Durch die Verwendung des Gemeinschaftsbegriffs werden einerseits Menschen zu einer sozialen Einheit verbunden, andererseits Menschen ausgegrenzt, sofern der Begriff nicht auf die Menschheit insgesamt angewendet wird. Weil sich Hirschs und Bonhoeffers Theorien der Gemeinschaft durch den primären Anwendungsfall des Gemeinschaftsbegriffs unterschieden, wirkten sich das verbindende und das ausgrenzende Moment jeweils unterschiedlich aus. Bei Hirsch verband und trennte die Volkszugehörigkeit stärker als die Religionszugehörigkeit, bei Bonhoeffer dagegen verband und trennte die Zugehörigkeit zur Kirche stärker als die Volkszugehörigkeit. Das wirkte sich kirchenpolitisch und praktisch-theologisch unter anderem folgendermaßen aus:

a) Hirsch bejahte die Übernahme des Arierparagraphen in die Kirche (besonders „Arier und Nichtarier in der deutschen evangelischen Kirche“, 1933; „Theologisches Gutachten“, 1933/34), Bonhoeffer lehnte die Trennung von jüdischstämmigen und deutschstämmigen Christen ab. Der Arierparagraph war für ihn eine Häresie („Die Kirche vor der Judenfrage“, 1933; „Der Arierparagraph in der Kirche“, 1933).

b) Der scharfen Abgrenzung der Kirche von der Welt entsprach, dass Bonhoeffer für die Kirchenzucht bzw. die Gemeinde- und Lehrzucht eintrat („Nachfolge“, 1937; „Sätze über Schlüsselgewalt und Gemeindezucht im Neuen Testament“, 1937). Dagegen reduzierte Hirsch die Kirchenzucht auf einen religiös nicht bedeutsame Rechtsmaßnahme der kirchlichen Körperschaften („Christliche Rechenschaft“).

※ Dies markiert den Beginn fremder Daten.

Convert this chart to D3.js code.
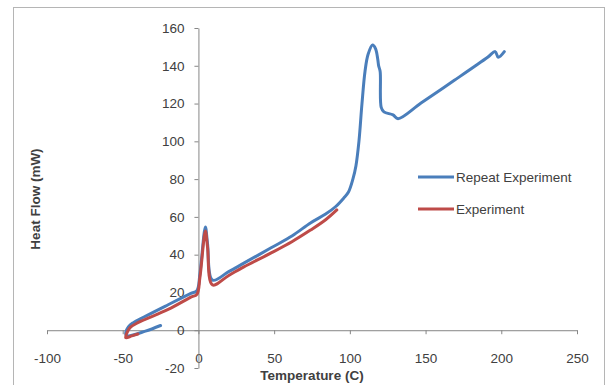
<!DOCTYPE html>
<html>
<head>
<meta charset="utf-8">
<script src="https://cdn.jsdelivr.net/npm/d3@7"></script>
<style>
  body { margin: 0; background: #fff; }
  text { font-family: "Liberation Sans", Arial, sans-serif; }
</style>
</head>
<body>
<div id="chart"></div>
<script>
// Repeat Experiment (blue) - temperature (C), heat flow (mW)
var repeatT = [-25, -35, -47, -48, -46, -43, -36, -20, -5, -1, 1, 4.6, 6, 9.3, 20, 30, 47.7, 62, 74, 84, 90.7, 96, 99, 102, 104, 106, 108, 110, 112, 115, 117, 118.5, 119, 120, 120.7, 122.5, 128.5, 131.8, 147, 169, 191, 196, 198, 202];
var repeatV = [2.5, -0.5, -3, -2, 2, 4, 7, 13.5, 19.5, 21, 30, 54.6, 46, 26.5, 31, 35.5, 43.5, 50, 56.8, 61.5, 65.5, 70, 73, 80, 87, 100, 120, 137, 146, 151, 149, 143, 140, 137, 118, 115.6, 114, 112, 120.3, 132.3, 144.5, 147.5, 144.5, 147.5];

// Experiment (red)
var expT = [-40, -44, -48, -47, -45, -40, -20, -5, -1, 1, 4.6, 6, 9.3, 20, 30, 47.7, 62, 74, 84, 91.4];
var expV = [-2, -3, -4, -1, 1.5, 4, 11, 17.5, 19, 28, 52.5, 44, 24, 29, 33.5, 40.8, 47, 53, 58.5, 63.7];

var xTicks = [-100, -50, 0, 50, 100, 150, 200, 250];
var yTicks = [-20, 0, 20, 40, 60, 80, 100, 120, 140, 160];

var series = [
  {name: "Repeat Experiment", color: "#4a7ebb", pts: repeatT.map(function(t, i){ return {t: t, v: repeatV[i]}; })},
  {name: "Experiment", color: "#be4b48", pts: expT.map(function(t, i){ return {t: t, v: expV[i]}; })}
];

var svg = d3.select("#chart").append("svg")
  .attr("width", 606)
  .attr("height", 385);

// outer chart frame
svg.append("rect")
  .attr("x", 13.5).attr("y", 7.5)
  .attr("width", 591).attr("height", 400)
  .attr("fill", "none")
  .attr("stroke", "#b5b5b5");

var x = d3.scaleLinear().domain([-100, 250]).range([47, 577]);
var y = d3.scaleLinear().domain([-20, 160]).range([368, 28]);

var axisColor = "#868686";
var textColor = "#404040";
var plain = function(d){ return String(d); };

// x axis at y = 0
var gx = svg.append("g")
  .attr("transform", "translate(0," + y(0) + ")")
  .call(d3.axisBottom(x).tickValues(xTicks).tickFormat(plain).tickSize(4).tickSizeOuter(0).tickPadding(19));
gx.select(".domain").attr("stroke", axisColor);
gx.selectAll(".tick line").attr("stroke", axisColor);
gx.selectAll(".tick text").attr("fill", textColor).attr("font-size", "13.5px")
  .attr("font-family", "Liberation Sans, Arial, sans-serif");

// y axis at x = 0
var gy = svg.append("g")
  .attr("transform", "translate(" + x(0) + ",0)")
  .call(d3.axisLeft(y).tickValues(yTicks).tickFormat(plain).tickSize(4).tickSizeOuter(0).tickPadding(10));
gy.select(".domain").attr("stroke", axisColor);
gy.selectAll(".tick line").attr("stroke", axisColor);
gy.selectAll(".tick text").attr("fill", textColor).attr("font-size", "13.5px")
  .attr("font-family", "Liberation Sans, Arial, sans-serif");

// lines
var line = d3.line()
  .x(function(d){ return x(d.t); })
  .y(function(d){ return y(d.v); })
  .curve(d3.curveCatmullRom.alpha(0.5));

series.forEach(function(s){
  svg.append("path")
    .datum(s.pts)
    .attr("fill", "none")
    .attr("stroke", s.color)
    .attr("stroke-width", 3)
    .attr("stroke-linejoin", "round")
    .attr("stroke-linecap", "round")
    .attr("d", line);
});

// axis titles
svg.append("text")
  .attr("x", 312).attr("y", 380)
  .attr("text-anchor", "middle")
  .attr("font-size", "13.5px")
  .attr("font-weight", "bold")
  .attr("fill", textColor)
  .text("Temperature (C)");

svg.append("text")
  .attr("transform", "translate(40,199) rotate(-90)")
  .attr("text-anchor", "middle")
  .attr("font-size", "13.5px")
  .attr("font-weight", "bold")
  .attr("fill", textColor)
  .text("Heat Flow (mW)");

// legend
var legend = svg.append("g");
series.forEach(function(s, i){
  var ly = 177 + i * 32;
  legend.append("line")
    .attr("x1", 418).attr("x2", 454)
    .attr("y1", ly).attr("y2", ly)
    .attr("stroke", s.color)
    .attr("stroke-width", 3);
  legend.append("text")
    .attr("x", 456).attr("y", ly)
    .attr("dy", "0.35em")
    .attr("font-size", "13.5px")
    .attr("fill", textColor)
    .text(s.name);
});
</script>
</body>
</html>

c) Nach Bonhoeffer hatten sich die Deutschen Christen bzw. die Reichskirchenregierung durch ihre Irrlehren von der wahren Kirche getrennt, so dass es mit ihnen keine Kirchengemeinschaft gebe. Scharf formulierte er: „Wer sich wissentlich von der Bekennenden Kirche in Deutschland trennt, trennt sich vom Heil.“ („Zur Frage nach der Kirchengemeinschaft“, 1936). Nach Hirsch fanden die Auseinandersetzungen zwischen Deutschen Christen und Bekennender Kirche ohne Aufhebung der Kirchengemeinschaft innerhalb der evangelischen Kirche statt.

d) Hirsch bestritt aufgrund seiner Unterscheidung zwischen der unsichtbaren Gemeinschaft in Christus und den Kirchen als geschichtlichen Gemeinschaften, dass die ökumenische Arbeit zum Ziel haben könne, die Einheit der wahren Kirche sichtbar darzustellen. Konkrete Zusammenarbeit in praktischen Fragen hielt er für möglich und für geboten („Die Einheit der Kirche“, 1925; „Christliche Rechenschaft“). Die Dominanz der Gemeinschaft des Volkes wirkte sich darin aus, dass er die Friedens- und Versöhungsarbeit der ökumenischen Bewegung ablehnte („Evangelische Kirche und Völkerverständigung“, 1931). Obwohl auch Bonhoeffer bei seinen ökumenischen Gesprächspartnern um Verständnis für die Lage und die Anliegen der Deutschen warb, nahm er aktiv an der Friedens- und Versöhnungsarbeit des von Hirsch kritisierten „Weltbund für Freundschaftsarbeit der Kirchen“ teil.